Bright Club at the Stand, Edinburgh
I just completed my PhD at the University of St Andrews (view profile here) and will soon be starting a postdoc at the University of York. My research topic is gestural communication of wild bonobos, but at York I will be starting to work with Sulawesi crested macaques - EXCITING!!

Bonobos are closely related to chimpanzees, separated by ~0.8 million years of divergent evolution. Their social behaviour is somewhat different from that of chimpanzees, and I'm interested in how those behavioural differences translate into communicative differences.

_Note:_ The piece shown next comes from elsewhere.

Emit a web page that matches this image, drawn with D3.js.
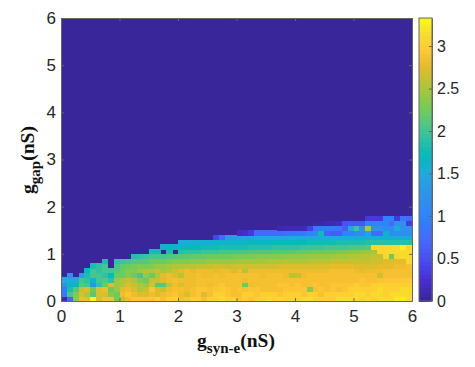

The Sulawesi crested macaques seem to share some similarities to the bonobo social structure, with multi-male multi-female groups, and a roughly egalitarian female hierarchy. I'm looking forward to learning more about them.

During my PhD, I conducted 2 x 6-month study seasons at Wamba fieldsite in DRCongo. My second field season was funded by the Wenner-Gren Foundation. I also conducted a short study at  Kalinzu, Uganda, to do some comparative work with chimpanzees. In Sulawesi, Indonesia, I'll be conducting fieldwork at Tangkoko.

Before beginning my PhD, I worked as a field assistant at Wamba for the Max Planck Institute. Before that, I studied at Quest University Canada, graduating in 2012 and receiving a distinction for my Keystone project (thesis) on my research at CaƱo Palma Biological Station in Costa Rica.